-- Begin --

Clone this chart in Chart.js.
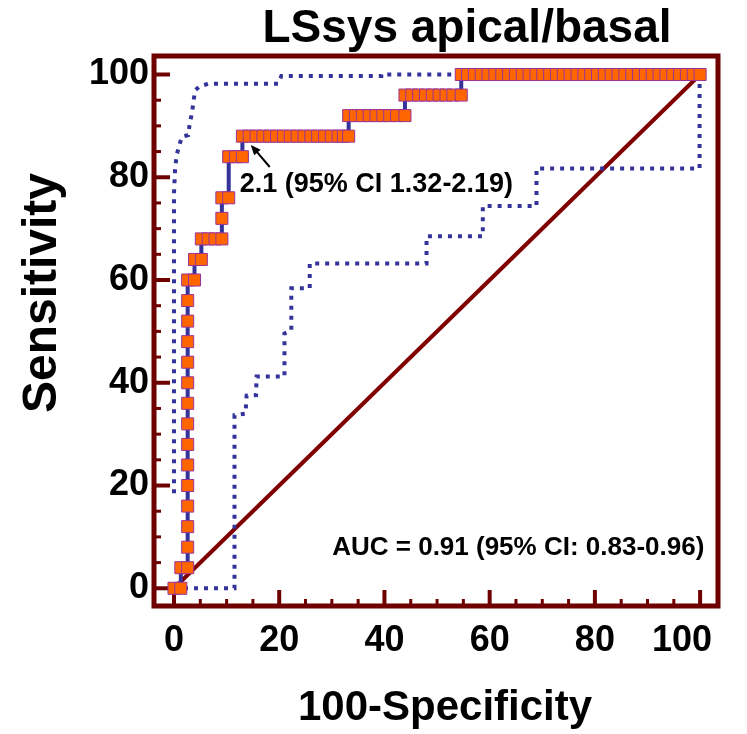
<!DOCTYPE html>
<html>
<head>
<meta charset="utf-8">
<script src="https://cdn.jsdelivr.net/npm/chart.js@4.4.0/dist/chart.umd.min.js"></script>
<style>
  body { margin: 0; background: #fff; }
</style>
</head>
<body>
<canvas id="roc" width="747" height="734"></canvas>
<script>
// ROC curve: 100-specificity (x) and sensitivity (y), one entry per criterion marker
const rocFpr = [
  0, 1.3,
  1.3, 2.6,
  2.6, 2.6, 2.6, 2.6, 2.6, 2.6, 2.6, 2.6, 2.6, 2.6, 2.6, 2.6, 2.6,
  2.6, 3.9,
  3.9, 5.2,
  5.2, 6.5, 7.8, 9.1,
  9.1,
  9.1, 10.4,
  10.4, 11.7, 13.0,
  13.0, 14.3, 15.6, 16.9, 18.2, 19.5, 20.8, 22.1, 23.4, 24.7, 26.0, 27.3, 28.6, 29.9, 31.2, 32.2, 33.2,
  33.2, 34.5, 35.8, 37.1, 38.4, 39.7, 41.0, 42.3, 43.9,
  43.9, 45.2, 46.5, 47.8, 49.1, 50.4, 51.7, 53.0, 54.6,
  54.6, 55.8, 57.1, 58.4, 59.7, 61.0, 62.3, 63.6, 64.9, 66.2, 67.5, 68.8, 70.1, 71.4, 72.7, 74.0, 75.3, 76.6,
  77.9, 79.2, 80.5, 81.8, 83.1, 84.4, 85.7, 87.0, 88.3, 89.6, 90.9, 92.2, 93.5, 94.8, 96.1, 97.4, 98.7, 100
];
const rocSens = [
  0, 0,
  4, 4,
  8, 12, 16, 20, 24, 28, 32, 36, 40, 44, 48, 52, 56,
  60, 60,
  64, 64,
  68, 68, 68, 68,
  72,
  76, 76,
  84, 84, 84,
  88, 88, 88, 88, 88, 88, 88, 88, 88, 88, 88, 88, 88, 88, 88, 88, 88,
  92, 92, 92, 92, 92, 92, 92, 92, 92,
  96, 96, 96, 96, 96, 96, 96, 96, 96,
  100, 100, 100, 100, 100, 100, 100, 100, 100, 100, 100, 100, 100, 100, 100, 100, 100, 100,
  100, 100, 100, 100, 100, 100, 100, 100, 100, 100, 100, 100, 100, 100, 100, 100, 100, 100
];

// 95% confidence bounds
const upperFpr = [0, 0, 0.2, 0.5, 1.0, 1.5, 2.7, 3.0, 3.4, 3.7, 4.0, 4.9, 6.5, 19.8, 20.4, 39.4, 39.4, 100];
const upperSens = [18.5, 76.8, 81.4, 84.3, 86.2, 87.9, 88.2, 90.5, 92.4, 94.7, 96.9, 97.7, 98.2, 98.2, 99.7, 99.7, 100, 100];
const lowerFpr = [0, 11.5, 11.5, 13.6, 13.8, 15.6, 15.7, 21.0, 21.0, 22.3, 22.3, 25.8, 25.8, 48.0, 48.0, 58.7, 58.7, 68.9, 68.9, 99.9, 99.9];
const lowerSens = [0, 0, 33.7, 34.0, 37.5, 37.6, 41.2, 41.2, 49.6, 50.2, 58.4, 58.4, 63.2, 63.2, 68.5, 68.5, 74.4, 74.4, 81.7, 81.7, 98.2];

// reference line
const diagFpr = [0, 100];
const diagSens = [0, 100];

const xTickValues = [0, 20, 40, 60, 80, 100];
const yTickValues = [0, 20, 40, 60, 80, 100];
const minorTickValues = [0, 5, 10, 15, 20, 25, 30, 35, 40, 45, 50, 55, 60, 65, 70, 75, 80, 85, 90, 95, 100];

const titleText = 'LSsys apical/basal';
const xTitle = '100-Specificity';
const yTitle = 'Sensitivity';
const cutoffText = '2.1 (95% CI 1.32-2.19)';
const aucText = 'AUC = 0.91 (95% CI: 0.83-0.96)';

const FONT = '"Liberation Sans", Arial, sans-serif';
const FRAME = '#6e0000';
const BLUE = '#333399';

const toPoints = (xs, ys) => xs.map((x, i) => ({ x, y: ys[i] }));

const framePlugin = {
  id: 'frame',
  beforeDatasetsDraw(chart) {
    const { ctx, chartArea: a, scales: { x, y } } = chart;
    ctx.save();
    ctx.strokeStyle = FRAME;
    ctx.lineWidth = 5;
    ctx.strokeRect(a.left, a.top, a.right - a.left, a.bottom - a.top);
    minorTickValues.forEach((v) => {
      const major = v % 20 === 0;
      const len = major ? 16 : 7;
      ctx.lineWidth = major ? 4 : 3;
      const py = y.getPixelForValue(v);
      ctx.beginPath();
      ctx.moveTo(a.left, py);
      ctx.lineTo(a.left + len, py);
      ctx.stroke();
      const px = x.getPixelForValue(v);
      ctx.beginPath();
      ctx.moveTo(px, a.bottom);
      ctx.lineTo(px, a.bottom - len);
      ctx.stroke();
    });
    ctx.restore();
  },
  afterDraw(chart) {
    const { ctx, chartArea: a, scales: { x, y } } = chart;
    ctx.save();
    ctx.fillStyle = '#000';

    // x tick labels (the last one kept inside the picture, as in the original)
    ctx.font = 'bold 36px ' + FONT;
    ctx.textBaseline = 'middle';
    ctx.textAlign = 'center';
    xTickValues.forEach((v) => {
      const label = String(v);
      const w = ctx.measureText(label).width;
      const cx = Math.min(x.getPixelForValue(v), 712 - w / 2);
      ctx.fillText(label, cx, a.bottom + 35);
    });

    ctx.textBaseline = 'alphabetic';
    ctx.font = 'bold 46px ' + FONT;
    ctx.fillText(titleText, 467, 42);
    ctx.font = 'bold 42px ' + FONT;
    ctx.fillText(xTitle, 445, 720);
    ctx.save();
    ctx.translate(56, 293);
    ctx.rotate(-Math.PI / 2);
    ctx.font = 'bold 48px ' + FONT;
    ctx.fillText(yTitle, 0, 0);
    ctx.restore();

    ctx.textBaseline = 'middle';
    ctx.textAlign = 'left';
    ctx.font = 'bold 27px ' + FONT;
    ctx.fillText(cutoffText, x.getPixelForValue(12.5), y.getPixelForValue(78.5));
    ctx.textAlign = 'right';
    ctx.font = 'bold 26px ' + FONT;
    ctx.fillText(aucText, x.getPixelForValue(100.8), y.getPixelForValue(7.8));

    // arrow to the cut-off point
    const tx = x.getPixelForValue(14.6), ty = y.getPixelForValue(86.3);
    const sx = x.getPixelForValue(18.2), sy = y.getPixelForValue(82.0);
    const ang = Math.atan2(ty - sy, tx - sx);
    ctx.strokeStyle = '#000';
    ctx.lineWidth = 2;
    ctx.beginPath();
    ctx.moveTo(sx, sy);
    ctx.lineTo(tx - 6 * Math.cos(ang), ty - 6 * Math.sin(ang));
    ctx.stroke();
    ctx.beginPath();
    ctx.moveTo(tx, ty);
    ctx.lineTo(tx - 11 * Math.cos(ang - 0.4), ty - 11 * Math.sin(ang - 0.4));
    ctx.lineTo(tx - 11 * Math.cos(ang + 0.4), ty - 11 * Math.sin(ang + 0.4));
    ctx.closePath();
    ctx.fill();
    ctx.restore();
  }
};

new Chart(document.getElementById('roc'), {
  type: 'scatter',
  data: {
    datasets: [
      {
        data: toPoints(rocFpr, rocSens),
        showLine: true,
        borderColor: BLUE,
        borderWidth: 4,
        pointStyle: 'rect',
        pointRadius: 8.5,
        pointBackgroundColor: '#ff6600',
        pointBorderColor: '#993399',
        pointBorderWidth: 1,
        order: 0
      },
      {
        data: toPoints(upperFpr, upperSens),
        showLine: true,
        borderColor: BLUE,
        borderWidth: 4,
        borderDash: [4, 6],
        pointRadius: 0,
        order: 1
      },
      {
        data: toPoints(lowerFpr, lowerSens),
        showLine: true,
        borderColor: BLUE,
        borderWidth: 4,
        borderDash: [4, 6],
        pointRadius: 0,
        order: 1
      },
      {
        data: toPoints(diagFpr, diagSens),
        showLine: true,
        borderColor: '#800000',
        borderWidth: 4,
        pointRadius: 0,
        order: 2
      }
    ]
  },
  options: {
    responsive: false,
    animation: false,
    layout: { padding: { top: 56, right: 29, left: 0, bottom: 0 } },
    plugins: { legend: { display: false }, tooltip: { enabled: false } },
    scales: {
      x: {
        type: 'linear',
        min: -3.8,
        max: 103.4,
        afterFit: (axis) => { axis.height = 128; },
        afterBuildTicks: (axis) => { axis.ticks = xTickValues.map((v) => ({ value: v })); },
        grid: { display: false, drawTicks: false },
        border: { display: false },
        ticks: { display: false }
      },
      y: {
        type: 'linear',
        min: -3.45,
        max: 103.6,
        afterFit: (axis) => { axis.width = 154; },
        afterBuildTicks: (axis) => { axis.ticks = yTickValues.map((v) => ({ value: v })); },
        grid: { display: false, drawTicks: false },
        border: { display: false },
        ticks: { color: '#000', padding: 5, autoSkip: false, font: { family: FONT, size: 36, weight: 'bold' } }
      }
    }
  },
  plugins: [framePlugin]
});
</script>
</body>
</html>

-- End --

*Written instruction*
Please reproduce the listing exactly from its opening line through the line that contains "81.7, 81.7, 98.2];", both included, with all pictures omitted.

*Output for this task*
Clone this chart in Chart.js.
<!DOCTYPE html>
<html>
<head>
<meta charset="utf-8">
<script src="https://cdn.jsdelivr.net/npm/chart.js@4.4.0/dist/chart.umd.min.js"></script>
<style>
  body { margin: 0; background: #fff; }
</style>
</head>
<body>
<canvas id="roc" width="747" height="734"></canvas>
<script>
// ROC curve: 100-specificity (x) and sensitivity (y), one entry per criterion marker
const rocFpr = [
  0, 1.3,
  1.3, 2.6,
  2.6, 2.6, 2.6, 2.6, 2.6, 2.6, 2.6, 2.6, 2.6, 2.6, 2.6, 2.6, 2.6,
  2.6, 3.9,
  3.9, 5.2,
  5.2, 6.5, 7.8, 9.1,
  9.1,
  9.1, 10.4,
  10.4, 11.7, 13.0,
  13.0, 14.3, 15.6, 16.9, 18.2, 19.5, 20.8, 22.1, 23.4, 24.7, 26.0, 27.3, 28.6, 29.9, 31.2, 32.2, 33.2,
  33.2, 34.5, 35.8, 37.1, 38.4, 39.7, 41.0, 42.3, 43.9,
  43.9, 45.2, 46.5, 47.8, 49.1, 50.4, 51.7, 53.0, 54.6,
  54.6, 55.8, 57.1, 58.4, 59.7, 61.0, 62.3, 63.6, 64.9, 66.2, 67.5, 68.8, 70.1, 71.4, 72.7, 74.0, 75.3, 76.6,
  77.9, 79.2, 80.5, 81.8, 83.1, 84.4, 85.7, 87.0, 88.3, 89.6, 90.9, 92.2, 93.5, 94.8, 96.1, 97.4, 98.7, 100
];
const rocSens = [
  0, 0,
  4, 4,
  8, 12, 16, 20, 24, 28, 32, 36, 40, 44, 48, 52, 56,
  60, 60,
  64, 64,
  68, 68, 68, 68,
  72,
  76, 76,
  84, 84, 84,
  88, 88, 88, 88, 88, 88, 88, 88, 88, 88, 88, 88, 88, 88, 88, 88, 88,
  92, 92, 92, 92, 92, 92, 92, 92, 92,
  96, 96, 96, 96, 96, 96, 96, 96, 96,
  100, 100, 100, 100, 100, 100, 100, 100, 100, 100, 100, 100, 100, 100, 100, 100, 100, 100,
  100, 100, 100, 100, 100, 100, 100, 100, 100, 100, 100, 100, 100, 100, 100, 100, 100, 100
];

// 95% confidence bounds
const upperFpr = [0, 0, 0.2, 0.5, 1.0, 1.5, 2.7, 3.0, 3.4, 3.7, 4.0, 4.9, 6.5, 19.8, 20.4, 39.4, 39.4, 100];
const upperSens = [18.5, 76.8, 81.4, 84.3, 86.2, 87.9, 88.2, 90.5, 92.4, 94.7, 96.9, 97.7, 98.2, 98.2, 99.7, 99.7, 100, 100];
const lowerFpr = [0, 11.5, 11.5, 13.6, 13.8, 15.6, 15.7, 21.0, 21.0, 22.3, 22.3, 25.8, 25.8, 48.0, 48.0, 58.7, 58.7, 68.9, 68.9, 99.9, 99.9];
const lowerSens = [0, 0, 33.7, 34.0, 37.5, 37.6, 41.2, 41.2, 49.6, 50.2, 58.4, 58.4, 63.2, 63.2, 68.5, 68.5, 74.4, 74.4, 81.7, 81.7, 98.2];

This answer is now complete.